====== Data records

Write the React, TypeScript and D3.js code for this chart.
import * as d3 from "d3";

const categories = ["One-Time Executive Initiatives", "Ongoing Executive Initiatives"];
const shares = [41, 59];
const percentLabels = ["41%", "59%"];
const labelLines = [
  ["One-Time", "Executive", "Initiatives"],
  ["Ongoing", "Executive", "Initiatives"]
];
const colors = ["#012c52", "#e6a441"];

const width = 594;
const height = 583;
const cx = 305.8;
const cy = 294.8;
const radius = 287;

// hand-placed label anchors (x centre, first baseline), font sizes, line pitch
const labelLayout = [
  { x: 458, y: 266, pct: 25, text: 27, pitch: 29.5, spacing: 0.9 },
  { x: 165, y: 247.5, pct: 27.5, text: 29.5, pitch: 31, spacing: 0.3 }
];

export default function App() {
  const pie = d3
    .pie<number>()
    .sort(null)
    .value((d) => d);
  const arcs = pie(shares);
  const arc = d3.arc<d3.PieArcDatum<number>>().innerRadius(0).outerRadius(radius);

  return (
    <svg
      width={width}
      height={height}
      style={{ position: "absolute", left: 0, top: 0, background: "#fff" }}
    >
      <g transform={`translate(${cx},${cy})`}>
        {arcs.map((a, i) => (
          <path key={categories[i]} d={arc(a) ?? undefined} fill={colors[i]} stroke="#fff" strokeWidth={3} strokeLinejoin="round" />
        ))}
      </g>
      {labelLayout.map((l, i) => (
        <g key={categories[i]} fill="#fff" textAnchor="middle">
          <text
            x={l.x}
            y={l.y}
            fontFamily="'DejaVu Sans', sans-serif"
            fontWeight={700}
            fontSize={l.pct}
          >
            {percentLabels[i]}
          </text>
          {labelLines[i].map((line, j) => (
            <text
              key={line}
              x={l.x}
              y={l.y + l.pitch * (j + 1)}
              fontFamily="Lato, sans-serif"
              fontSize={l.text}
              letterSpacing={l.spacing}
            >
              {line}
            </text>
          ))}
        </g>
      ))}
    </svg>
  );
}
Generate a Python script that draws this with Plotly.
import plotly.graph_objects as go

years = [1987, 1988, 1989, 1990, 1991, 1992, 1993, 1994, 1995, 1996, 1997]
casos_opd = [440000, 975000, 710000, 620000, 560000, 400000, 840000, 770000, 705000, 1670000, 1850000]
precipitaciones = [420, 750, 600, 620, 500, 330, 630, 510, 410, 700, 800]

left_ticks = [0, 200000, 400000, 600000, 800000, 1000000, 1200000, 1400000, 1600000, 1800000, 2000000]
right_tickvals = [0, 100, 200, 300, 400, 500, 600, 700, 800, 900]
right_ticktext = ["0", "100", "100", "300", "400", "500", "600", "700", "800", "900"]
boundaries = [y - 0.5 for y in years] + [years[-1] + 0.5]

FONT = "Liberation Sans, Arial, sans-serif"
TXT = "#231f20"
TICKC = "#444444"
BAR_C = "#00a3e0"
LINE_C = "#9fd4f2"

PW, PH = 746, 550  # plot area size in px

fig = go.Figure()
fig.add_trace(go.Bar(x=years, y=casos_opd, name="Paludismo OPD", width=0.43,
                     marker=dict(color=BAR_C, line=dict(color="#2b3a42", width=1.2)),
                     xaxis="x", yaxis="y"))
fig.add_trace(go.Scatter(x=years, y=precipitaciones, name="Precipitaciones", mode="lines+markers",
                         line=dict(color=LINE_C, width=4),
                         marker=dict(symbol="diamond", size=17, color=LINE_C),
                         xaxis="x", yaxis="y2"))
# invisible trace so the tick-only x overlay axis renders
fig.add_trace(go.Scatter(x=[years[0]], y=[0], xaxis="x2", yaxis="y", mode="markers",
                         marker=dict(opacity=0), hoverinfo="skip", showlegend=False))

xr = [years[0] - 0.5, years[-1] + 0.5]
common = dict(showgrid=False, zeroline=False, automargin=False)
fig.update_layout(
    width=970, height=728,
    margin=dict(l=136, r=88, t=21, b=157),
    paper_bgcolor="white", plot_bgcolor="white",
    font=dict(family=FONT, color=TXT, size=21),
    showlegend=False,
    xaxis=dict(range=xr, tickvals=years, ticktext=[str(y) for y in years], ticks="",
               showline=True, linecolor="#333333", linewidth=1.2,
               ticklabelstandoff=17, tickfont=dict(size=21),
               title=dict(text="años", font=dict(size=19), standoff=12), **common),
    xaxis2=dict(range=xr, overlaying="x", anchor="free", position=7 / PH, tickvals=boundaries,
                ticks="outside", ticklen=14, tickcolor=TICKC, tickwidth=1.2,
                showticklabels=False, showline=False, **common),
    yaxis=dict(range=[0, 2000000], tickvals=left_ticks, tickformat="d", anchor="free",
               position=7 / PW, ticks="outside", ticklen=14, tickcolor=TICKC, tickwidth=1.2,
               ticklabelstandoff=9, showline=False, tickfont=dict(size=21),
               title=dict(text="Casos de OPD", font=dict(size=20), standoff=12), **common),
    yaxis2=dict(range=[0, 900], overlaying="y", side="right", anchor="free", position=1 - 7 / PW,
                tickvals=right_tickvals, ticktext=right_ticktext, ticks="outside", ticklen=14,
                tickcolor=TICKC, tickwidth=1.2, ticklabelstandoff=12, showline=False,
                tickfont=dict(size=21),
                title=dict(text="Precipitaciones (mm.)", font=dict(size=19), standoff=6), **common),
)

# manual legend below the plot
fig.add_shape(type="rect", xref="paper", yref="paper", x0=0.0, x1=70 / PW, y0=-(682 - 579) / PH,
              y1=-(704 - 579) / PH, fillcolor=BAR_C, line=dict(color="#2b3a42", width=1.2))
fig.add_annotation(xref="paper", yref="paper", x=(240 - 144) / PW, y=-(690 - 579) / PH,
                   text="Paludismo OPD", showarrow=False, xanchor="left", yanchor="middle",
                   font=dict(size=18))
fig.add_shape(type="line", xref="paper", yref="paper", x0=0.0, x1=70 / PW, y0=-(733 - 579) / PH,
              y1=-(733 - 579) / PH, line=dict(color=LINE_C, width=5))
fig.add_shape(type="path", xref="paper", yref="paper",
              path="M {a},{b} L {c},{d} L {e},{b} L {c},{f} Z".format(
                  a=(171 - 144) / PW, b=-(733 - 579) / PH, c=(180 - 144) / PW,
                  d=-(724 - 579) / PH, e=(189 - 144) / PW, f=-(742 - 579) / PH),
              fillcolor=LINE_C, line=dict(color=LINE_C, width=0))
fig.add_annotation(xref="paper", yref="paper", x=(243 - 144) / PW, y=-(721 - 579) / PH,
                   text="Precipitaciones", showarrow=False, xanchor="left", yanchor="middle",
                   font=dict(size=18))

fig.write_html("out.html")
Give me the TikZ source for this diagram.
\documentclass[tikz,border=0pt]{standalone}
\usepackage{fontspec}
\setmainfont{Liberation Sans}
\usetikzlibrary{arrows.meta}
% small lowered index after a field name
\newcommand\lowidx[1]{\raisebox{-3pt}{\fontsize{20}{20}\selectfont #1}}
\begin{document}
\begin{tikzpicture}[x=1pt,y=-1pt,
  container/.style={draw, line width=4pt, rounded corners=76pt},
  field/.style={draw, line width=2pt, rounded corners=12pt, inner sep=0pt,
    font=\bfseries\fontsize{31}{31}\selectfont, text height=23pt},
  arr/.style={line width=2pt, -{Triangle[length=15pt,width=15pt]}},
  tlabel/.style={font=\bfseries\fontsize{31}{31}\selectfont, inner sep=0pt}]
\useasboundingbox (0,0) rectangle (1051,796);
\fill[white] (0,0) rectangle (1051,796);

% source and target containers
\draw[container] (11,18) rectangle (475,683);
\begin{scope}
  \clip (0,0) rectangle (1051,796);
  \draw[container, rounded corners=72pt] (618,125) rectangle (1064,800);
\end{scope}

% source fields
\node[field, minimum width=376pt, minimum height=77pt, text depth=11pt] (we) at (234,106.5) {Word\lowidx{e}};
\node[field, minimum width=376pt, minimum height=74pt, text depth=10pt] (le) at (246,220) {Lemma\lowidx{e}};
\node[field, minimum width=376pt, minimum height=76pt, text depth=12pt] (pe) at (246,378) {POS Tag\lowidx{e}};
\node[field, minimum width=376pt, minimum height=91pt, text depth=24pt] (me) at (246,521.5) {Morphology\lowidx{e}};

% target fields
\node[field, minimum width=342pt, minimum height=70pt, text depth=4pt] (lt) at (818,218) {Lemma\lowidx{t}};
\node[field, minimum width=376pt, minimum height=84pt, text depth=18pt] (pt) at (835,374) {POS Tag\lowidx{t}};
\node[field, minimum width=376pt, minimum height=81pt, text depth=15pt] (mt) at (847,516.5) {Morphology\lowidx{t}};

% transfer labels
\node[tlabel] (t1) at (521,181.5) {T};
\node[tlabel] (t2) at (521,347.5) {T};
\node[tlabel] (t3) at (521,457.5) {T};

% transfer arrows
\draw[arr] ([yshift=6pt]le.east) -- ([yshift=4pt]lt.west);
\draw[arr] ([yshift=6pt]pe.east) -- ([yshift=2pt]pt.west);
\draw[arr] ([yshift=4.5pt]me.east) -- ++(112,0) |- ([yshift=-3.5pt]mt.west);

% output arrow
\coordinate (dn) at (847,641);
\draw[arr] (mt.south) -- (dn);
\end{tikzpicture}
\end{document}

============

**Exercise description**
For each line above that contains the word "this", copy that line.

**Reply to the exercise**
Write the React, TypeScript and D3.js code for this chart.
Generate a Python script that draws this with Plotly.
Give me the TikZ source for this diagram.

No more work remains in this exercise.